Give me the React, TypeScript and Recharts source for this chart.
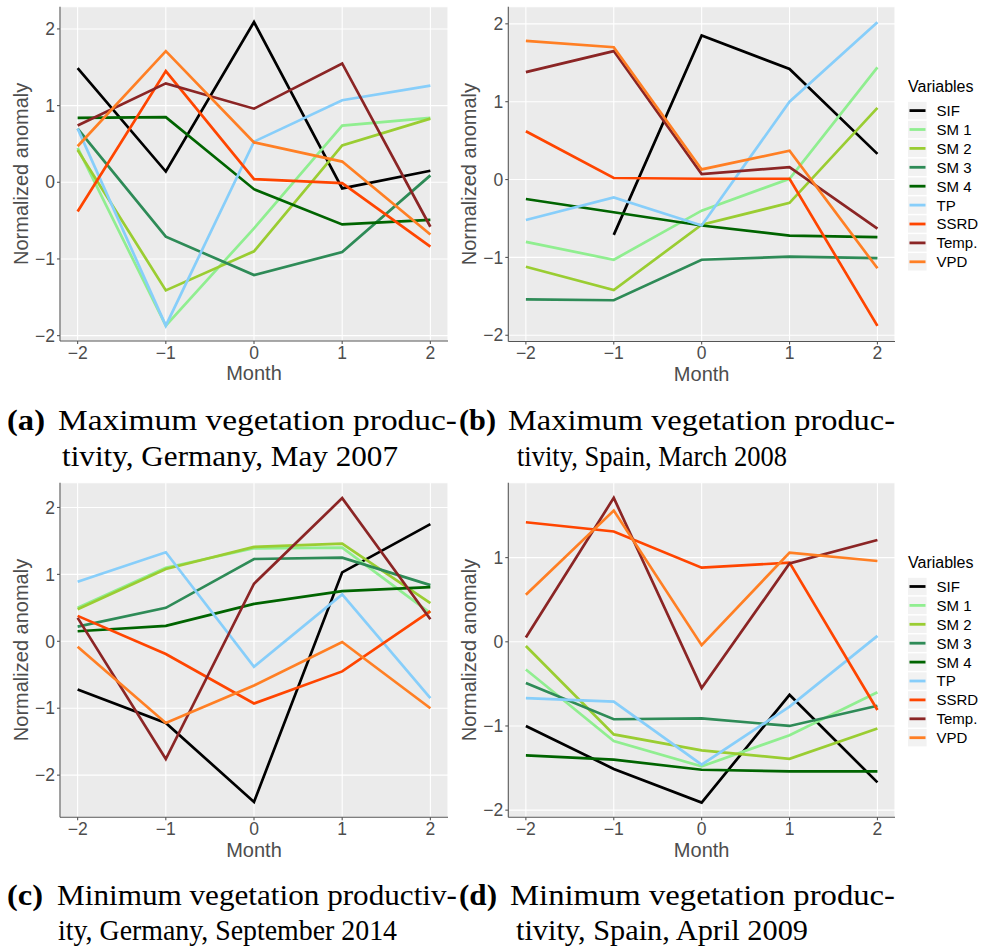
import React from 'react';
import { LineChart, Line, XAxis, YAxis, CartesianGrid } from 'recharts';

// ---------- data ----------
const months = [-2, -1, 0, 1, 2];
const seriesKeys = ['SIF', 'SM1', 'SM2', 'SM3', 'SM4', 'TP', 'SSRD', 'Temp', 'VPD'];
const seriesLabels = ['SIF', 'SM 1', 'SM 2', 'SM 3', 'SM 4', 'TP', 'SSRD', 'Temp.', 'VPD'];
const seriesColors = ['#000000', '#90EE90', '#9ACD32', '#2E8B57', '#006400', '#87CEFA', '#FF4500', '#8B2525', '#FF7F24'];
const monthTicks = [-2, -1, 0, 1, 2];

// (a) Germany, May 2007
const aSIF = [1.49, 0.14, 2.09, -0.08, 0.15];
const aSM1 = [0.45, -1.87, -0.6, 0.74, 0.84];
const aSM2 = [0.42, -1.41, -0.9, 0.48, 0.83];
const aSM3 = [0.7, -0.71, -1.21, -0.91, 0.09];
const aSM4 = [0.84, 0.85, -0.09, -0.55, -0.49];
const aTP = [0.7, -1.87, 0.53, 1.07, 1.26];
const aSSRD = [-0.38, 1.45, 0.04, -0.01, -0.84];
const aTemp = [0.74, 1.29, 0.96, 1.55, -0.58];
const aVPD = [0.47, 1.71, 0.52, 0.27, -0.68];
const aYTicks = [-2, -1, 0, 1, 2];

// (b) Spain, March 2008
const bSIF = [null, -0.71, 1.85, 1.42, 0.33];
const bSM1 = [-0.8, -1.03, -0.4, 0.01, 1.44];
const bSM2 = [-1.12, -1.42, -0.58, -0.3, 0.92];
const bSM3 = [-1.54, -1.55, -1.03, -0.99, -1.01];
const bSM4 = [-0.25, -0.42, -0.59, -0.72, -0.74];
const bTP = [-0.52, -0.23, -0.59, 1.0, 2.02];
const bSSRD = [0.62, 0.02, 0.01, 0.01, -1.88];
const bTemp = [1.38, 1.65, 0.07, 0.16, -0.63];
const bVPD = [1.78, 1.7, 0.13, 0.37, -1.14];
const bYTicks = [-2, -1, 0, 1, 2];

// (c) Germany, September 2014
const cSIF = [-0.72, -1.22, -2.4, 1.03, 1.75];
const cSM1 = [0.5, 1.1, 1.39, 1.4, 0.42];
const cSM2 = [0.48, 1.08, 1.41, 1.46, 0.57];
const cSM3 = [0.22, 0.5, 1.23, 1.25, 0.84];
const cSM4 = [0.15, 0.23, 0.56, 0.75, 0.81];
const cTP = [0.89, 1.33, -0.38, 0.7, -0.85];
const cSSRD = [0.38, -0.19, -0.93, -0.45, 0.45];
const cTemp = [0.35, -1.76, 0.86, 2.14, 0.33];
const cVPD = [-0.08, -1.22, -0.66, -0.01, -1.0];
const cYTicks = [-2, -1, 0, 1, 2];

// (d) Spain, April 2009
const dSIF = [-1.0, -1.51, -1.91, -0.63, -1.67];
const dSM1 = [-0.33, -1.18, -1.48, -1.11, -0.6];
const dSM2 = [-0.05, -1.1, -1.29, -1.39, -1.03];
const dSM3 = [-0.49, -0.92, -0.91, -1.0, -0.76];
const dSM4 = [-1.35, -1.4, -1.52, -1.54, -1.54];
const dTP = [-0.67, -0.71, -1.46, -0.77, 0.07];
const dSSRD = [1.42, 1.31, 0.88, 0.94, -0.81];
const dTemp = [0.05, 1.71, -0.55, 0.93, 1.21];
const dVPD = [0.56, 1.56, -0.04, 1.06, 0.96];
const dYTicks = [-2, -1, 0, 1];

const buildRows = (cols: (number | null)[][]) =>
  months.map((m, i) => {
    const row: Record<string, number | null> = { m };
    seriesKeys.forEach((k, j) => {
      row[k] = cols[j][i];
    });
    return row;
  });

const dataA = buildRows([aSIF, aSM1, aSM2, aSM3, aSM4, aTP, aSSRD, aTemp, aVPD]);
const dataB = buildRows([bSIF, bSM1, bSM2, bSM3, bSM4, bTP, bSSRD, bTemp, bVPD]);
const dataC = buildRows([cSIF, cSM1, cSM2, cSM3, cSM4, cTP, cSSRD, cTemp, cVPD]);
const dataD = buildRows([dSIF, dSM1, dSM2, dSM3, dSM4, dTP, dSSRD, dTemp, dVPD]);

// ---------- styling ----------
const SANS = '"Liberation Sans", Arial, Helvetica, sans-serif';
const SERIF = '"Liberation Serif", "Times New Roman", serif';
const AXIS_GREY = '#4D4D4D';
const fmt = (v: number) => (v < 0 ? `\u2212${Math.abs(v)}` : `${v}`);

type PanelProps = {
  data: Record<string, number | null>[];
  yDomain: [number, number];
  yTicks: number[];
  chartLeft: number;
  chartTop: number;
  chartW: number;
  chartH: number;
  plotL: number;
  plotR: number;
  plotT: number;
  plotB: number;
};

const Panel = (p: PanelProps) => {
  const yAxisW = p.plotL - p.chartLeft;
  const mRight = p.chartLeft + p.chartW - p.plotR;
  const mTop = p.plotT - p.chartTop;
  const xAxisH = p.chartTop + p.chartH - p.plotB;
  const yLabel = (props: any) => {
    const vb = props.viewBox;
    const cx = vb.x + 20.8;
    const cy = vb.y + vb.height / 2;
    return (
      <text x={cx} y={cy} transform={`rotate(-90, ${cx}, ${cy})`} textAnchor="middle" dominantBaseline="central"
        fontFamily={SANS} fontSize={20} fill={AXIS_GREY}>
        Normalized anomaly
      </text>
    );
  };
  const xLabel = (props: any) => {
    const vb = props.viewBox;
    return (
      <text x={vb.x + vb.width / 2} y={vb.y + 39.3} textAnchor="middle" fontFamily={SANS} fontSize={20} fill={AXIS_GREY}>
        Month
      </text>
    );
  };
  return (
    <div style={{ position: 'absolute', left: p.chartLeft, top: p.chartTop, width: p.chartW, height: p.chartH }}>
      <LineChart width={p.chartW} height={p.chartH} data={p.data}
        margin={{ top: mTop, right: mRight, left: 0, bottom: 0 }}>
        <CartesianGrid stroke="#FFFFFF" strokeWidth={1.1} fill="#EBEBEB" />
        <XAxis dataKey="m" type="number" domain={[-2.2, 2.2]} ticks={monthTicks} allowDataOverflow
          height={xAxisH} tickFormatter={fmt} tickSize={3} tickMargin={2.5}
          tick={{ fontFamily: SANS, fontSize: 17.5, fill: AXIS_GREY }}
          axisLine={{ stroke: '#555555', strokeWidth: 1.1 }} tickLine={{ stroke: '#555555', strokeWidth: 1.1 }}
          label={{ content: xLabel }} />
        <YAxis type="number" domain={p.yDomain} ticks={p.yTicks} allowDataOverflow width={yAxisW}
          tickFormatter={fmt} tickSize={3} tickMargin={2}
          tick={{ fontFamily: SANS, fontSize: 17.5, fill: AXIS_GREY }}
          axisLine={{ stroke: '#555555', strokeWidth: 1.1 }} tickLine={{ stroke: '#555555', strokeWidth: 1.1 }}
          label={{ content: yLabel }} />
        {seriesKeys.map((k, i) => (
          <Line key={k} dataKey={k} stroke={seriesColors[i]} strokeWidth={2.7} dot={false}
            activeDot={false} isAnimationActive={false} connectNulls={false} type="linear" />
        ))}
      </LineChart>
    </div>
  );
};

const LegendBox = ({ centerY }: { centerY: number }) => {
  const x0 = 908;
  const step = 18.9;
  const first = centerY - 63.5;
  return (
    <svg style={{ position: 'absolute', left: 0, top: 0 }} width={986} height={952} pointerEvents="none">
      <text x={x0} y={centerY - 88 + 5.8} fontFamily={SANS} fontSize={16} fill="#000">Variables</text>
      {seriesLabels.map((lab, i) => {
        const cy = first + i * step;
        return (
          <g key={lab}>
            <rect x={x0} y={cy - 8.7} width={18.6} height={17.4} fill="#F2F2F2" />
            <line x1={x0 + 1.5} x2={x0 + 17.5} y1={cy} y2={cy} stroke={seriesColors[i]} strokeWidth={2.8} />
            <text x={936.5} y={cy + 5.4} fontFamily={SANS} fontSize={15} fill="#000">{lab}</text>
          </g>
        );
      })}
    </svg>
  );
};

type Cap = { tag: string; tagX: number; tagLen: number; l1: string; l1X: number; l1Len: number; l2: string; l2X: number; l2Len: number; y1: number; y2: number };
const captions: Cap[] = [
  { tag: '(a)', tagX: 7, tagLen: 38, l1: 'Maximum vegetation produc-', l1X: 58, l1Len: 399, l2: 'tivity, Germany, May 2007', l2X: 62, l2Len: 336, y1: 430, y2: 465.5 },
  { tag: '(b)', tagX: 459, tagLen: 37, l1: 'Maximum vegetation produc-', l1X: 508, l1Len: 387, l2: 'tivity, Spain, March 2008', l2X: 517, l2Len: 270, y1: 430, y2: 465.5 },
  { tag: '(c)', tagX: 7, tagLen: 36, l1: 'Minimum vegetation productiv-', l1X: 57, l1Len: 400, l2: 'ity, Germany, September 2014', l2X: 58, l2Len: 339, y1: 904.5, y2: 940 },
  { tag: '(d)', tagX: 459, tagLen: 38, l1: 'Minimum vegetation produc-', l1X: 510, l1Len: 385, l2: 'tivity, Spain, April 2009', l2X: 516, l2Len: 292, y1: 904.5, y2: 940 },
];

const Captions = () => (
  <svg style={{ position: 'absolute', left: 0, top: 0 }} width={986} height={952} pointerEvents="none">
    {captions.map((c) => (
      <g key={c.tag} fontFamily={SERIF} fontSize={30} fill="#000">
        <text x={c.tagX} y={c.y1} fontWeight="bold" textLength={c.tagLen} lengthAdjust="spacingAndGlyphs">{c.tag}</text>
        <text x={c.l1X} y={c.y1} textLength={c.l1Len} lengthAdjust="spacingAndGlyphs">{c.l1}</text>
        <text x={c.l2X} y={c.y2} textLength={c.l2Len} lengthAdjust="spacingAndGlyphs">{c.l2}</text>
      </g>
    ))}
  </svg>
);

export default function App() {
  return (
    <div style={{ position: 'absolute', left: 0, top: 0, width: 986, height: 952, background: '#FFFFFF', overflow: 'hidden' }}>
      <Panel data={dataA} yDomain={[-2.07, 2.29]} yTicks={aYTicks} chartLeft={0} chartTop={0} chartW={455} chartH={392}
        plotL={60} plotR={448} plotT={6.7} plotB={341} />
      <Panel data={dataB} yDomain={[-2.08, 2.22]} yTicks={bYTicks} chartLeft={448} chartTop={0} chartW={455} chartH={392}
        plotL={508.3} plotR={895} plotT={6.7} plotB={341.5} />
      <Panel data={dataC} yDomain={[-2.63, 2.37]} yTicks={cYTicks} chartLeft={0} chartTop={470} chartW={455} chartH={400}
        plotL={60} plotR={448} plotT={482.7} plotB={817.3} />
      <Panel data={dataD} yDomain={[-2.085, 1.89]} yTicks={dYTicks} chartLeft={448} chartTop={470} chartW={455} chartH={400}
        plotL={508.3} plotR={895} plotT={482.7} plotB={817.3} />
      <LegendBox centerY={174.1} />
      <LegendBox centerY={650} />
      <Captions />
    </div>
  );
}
--------
Please take the lines from the beginning of the data above through the line holding "const aYTicks = [-2, -1, 0, 1, 2];" and transcribe them exactly, without any pictures.

• [Answer to this exercise]
Give me the React, TypeScript and Recharts source for this chart.
import React from 'react';
import { LineChart, Line, XAxis, YAxis, CartesianGrid } from 'recharts';

// ---------- data ----------
const months = [-2, -1, 0, 1, 2];
const seriesKeys = ['SIF', 'SM1', 'SM2', 'SM3', 'SM4', 'TP', 'SSRD', 'Temp', 'VPD'];
const seriesLabels = ['SIF', 'SM 1', 'SM 2', 'SM 3', 'SM 4', 'TP', 'SSRD', 'Temp.', 'VPD'];
const seriesColors = ['#000000', '#90EE90', '#9ACD32', '#2E8B57', '#006400', '#87CEFA', '#FF4500', '#8B2525', '#FF7F24'];
const monthTicks = [-2, -1, 0, 1, 2];

// (a) Germany, May 2007
const aSIF = [1.49, 0.14, 2.09, -0.08, 0.15];
const aSM1 = [0.45, -1.87, -0.6, 0.74, 0.84];
const aSM2 = [0.42, -1.41, -0.9, 0.48, 0.83];
const aSM3 = [0.7, -0.71, -1.21, -0.91, 0.09];
const aSM4 = [0.84, 0.85, -0.09, -0.55, -0.49];
const aTP = [0.7, -1.87, 0.53, 1.07, 1.26];
const aSSRD = [-0.38, 1.45, 0.04, -0.01, -0.84];
const aTemp = [0.74, 1.29, 0.96, 1.55, -0.58];
const aVPD = [0.47, 1.71, 0.52, 0.27, -0.68];
const aYTicks = [-2, -1, 0, 1, 2];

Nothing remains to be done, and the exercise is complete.